THE TASK: Drop every picture. Then return, exactly, the lines from the beginning of the listing below through the one containing "plt.rcParams['font.family'] = ['Liberation".

========

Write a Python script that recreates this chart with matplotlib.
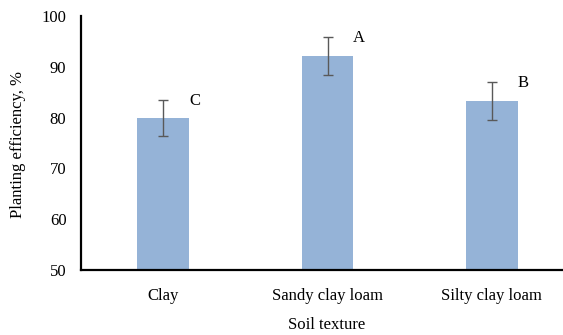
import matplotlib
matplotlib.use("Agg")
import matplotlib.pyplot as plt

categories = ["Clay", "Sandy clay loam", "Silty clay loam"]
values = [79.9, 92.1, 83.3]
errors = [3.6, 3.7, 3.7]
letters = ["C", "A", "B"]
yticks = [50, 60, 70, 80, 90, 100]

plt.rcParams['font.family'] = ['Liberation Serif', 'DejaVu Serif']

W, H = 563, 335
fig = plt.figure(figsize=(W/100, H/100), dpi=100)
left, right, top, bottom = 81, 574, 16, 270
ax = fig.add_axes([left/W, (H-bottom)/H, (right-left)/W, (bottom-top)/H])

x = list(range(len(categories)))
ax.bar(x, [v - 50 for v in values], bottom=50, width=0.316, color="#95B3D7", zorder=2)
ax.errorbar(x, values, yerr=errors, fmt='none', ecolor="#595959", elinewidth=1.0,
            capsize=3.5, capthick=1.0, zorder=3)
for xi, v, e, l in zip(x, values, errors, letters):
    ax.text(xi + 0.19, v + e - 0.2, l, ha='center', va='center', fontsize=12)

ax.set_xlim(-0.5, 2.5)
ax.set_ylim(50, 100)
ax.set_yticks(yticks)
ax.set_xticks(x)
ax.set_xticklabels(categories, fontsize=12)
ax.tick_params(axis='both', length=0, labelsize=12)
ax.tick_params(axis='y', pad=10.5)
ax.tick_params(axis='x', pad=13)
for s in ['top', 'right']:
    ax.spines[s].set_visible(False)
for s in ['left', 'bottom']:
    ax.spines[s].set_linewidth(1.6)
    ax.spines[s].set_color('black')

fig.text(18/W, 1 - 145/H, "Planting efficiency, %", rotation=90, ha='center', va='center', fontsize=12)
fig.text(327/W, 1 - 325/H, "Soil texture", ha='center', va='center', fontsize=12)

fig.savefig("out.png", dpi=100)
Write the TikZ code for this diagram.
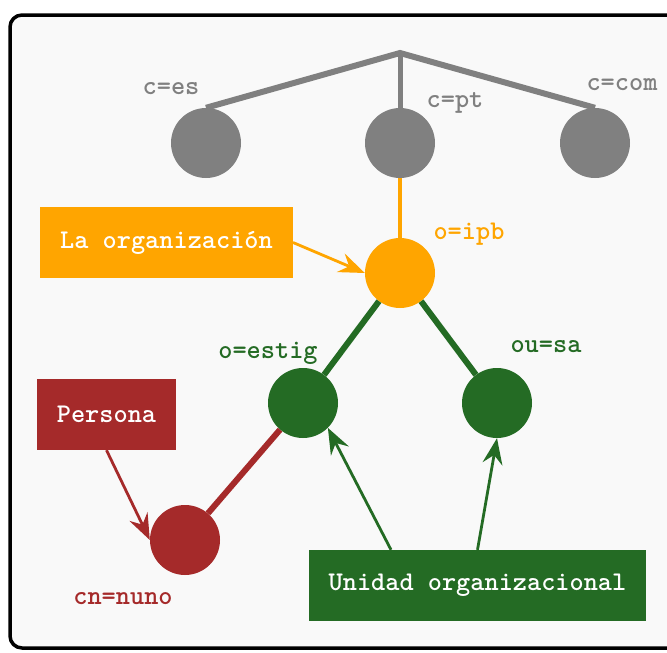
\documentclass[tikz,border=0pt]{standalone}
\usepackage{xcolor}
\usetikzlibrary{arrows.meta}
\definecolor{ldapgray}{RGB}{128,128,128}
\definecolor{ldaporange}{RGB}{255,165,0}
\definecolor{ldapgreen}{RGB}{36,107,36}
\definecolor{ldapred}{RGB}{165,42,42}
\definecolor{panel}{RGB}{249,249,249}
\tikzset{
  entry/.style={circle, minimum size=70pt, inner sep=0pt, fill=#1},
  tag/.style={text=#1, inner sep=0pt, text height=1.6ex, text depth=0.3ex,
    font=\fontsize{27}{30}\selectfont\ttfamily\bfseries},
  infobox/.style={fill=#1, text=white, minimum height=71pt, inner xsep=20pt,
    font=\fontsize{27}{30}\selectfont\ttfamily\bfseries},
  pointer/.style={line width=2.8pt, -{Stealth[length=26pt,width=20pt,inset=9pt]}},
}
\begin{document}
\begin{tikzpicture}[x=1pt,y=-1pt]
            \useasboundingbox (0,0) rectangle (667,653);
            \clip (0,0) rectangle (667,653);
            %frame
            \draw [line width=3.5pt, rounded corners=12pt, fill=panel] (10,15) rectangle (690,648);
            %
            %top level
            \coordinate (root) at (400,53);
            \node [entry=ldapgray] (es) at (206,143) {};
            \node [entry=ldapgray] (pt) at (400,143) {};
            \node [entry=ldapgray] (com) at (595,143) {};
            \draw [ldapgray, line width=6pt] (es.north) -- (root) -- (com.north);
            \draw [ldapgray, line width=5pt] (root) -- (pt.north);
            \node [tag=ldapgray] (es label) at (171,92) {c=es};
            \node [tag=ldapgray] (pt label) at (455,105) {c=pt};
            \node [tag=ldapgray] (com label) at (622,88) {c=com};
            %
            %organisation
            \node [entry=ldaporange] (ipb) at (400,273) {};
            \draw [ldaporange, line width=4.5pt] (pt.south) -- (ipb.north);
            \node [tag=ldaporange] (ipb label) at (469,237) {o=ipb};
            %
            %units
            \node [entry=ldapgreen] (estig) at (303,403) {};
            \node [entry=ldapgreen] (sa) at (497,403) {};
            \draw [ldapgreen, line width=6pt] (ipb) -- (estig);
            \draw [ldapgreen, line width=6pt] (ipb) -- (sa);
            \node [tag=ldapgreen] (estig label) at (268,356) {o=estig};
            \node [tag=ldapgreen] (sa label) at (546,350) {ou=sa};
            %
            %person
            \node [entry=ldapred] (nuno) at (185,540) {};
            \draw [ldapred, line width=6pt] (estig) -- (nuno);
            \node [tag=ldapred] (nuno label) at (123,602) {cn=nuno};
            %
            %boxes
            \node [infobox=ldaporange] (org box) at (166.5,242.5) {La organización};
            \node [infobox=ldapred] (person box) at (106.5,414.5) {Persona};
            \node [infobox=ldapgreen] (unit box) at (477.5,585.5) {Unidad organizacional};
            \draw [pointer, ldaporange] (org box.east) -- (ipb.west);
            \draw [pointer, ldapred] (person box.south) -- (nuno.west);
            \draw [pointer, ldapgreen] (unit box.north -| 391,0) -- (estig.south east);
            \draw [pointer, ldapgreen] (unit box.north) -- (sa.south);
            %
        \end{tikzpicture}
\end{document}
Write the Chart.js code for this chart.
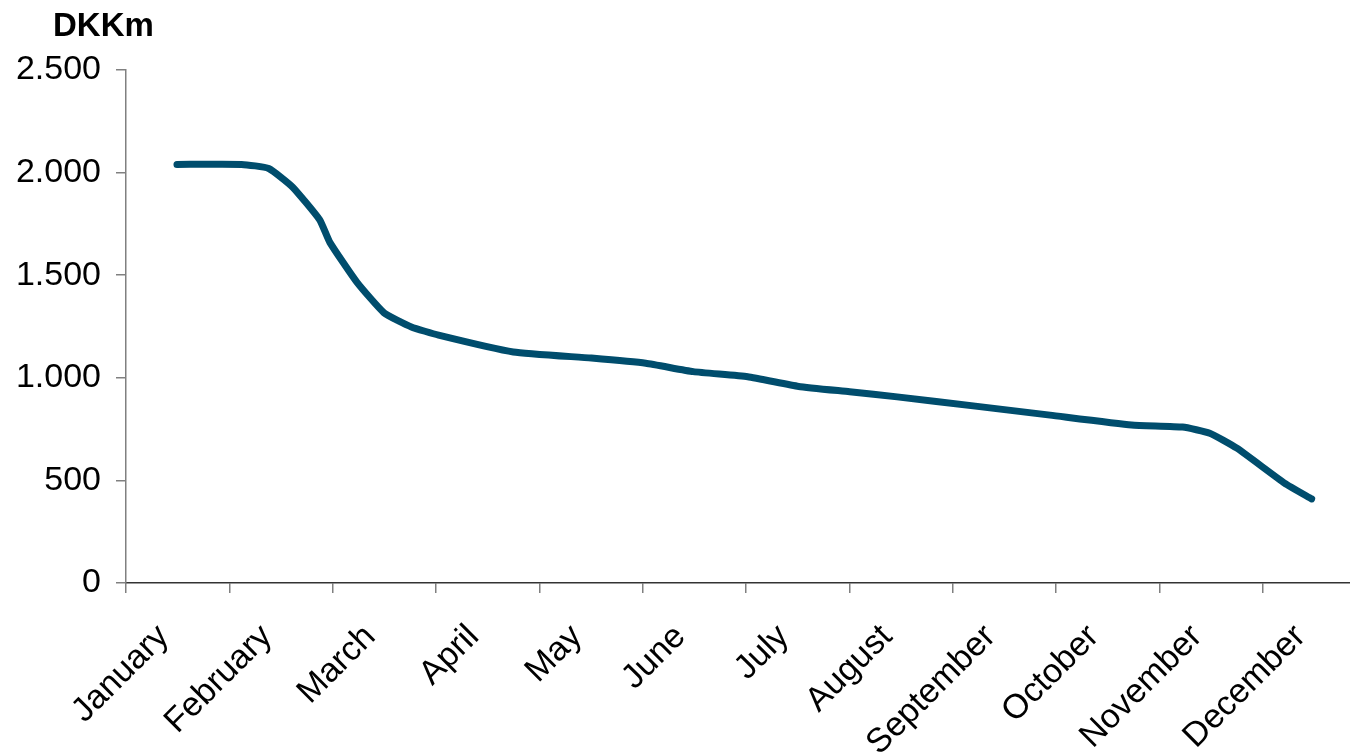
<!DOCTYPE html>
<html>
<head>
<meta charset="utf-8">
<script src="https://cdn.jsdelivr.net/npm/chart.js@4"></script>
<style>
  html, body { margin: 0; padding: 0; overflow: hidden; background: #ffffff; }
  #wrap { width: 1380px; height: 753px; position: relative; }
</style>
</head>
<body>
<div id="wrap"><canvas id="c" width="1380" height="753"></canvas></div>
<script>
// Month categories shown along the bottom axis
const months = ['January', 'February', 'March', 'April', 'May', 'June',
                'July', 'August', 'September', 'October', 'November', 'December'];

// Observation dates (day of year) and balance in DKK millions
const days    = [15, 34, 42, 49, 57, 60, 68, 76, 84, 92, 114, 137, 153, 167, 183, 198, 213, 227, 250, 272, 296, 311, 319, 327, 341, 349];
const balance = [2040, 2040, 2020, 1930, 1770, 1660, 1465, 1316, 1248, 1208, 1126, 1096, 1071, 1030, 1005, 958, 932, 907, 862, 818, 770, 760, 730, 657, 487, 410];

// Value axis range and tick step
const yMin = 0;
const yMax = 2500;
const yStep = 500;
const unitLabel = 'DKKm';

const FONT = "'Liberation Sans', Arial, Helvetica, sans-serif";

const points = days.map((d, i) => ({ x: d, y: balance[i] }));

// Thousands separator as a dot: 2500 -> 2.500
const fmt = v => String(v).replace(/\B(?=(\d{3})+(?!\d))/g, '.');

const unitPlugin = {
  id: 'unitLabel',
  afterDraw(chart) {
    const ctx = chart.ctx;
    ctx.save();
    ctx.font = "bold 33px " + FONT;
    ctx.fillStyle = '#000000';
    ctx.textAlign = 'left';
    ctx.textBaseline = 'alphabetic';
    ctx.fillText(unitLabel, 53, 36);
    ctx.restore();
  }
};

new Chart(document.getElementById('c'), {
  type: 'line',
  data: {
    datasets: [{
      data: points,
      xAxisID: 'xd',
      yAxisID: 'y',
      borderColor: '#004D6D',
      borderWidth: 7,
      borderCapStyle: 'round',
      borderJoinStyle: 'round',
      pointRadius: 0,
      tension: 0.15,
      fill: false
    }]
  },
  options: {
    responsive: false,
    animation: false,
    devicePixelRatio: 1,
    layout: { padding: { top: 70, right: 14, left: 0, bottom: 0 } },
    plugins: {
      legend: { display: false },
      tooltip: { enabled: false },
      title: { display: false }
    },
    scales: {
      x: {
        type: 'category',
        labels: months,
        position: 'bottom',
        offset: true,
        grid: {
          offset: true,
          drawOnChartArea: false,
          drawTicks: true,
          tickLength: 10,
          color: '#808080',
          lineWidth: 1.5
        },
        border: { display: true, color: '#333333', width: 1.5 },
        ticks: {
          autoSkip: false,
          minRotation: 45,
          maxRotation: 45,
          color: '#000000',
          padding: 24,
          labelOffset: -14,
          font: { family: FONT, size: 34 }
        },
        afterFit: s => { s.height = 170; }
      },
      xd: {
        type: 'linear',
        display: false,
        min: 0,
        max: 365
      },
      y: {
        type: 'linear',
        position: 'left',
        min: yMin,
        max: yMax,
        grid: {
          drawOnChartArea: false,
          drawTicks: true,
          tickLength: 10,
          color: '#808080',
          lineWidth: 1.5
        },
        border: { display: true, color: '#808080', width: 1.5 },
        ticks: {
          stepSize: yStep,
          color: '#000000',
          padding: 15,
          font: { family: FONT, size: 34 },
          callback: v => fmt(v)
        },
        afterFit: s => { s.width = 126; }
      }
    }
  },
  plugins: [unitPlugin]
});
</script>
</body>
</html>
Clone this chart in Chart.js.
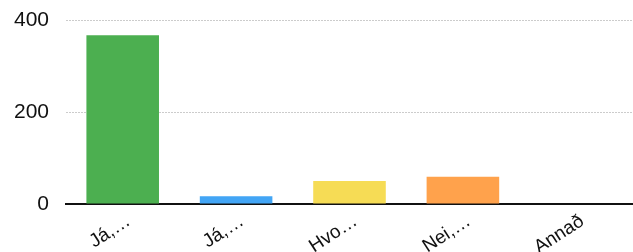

========

EXPECTED ANSWER:
Write a Python script that recreates this chart with matplotlib.
import matplotlib
matplotlib.use("Agg")
import matplotlib.pyplot as plt

categories = ["Clay", "Sandy clay loam", "Silty clay loam"]
values = [79.9, 92.1, 83.3]
errors = [3.6, 3.7, 3.7]
letters = ["C", "A", "B"]
yticks = [50, 60, 70, 80, 90, 100]

plt.rcParams['font.family'] = ['Liberation Serif', 'DejaVu Serif']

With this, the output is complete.